El presidente mexicano —discípulo y amigo del ilustre jurista republicano español Manuel Pedroso en la Facultad de Derecho de la Universidad Nacional Autónoma de México— consideraba imprescindible inaugurar las relaciones diplomáticas con la nueva España apenas iniciada su vida democrática, pero, por otro lado, no quería romper con el Gobierno de la República Española en el exilio.
Habían transcurrido casi cuarenta años de solidaridad y afinidad política con quienes perdieron la guerra y era preciso hallar una fórmula indolora capaz de facilitar a México la inauguración de relaciones con la naciente democracia sin herir el decoro y la dignidad de los republicanos.
“Viaja a París”, me dijo el jefe del Estado, “y recuérdales a nuestros queridos amigos que, durante cuatro décadas ininterrumpidas, México guardó fidelidad absoluta a la legitimidad representada por ellos al amparo de una convicción radical, condensada en la célebre frase del presidente mexicano Adolfo López Mateos, repetida por él cada vez que la prensa nacional o internacional le inquiría en torno al momento en que consideraría oportuna la reanudación de relaciones entre ambos países: ‘Con España todo, con Franco nada’. Diles eso. Lo entenderán muy bien…”.
Se trataba de crear condiciones idóneas para llegar a un acuerdo político fraternal capaz de relevar a México de su compromiso histórico con los republicanos. Un acuerdo según el cual México, muerto Franco, quedara en libertad de construir una nueva relación con la España ya gobernada entonces por Adolfo Suárez en las vísperas del Congreso Constituyente cuya tarea abriría el camino de la compleja transición en puerta.
Durante varios días, durante muchas horas, conversé con integrantes del Gobierno republicano en el exilio. Ellos comprendían las razones mexicanas y no representarían ningún obstáculo. “Hacia México solo tenemos sentimientos de gratitud y de amor”, me dijo el presidente José Maldonado en presencia de Fernando Valera, José Giral y varios ministros de su Gobierno.
López Portillo los invitó a venir a México. Regresé a París a recogerlos. Viajamos juntos y no me despegué de ellos hasta el momento estremecedor del discurso en el que, al cabo de una cena de gala ofrecida en su honor en la residencia oficial de Los Pinos, el presidente Maldonado, con la voz entrecortada por la emoción, con su inconfundible acento asturiano, agradecía a los mexicanos su apoyo permanente y su solidaridad invariable con la legitimidad republicana a lo largo de ocho lustros.

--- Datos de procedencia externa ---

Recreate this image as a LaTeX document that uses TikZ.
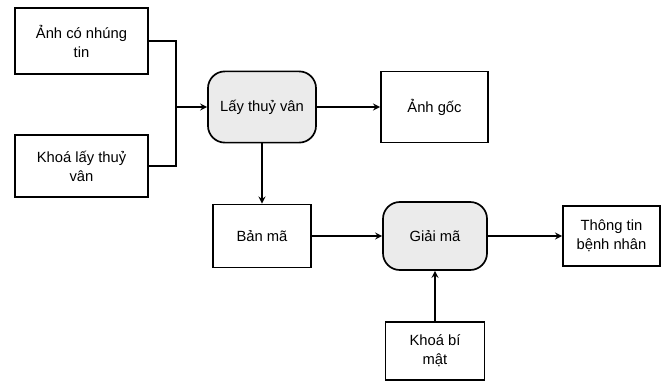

Semanas después, el último Gobierno republicano español declaraba por sí y ante sí: “Las instituciones de la República en el exilio ponen término a la misión histórica que se habían impuesto. Quienes las han mantenido hasta hoy se sienten satisfechos porque tienen la convicción de haber cumplido con su deber”.
*Rodolfo Echeverría fue embajador de México en España entre 1994 y 1998.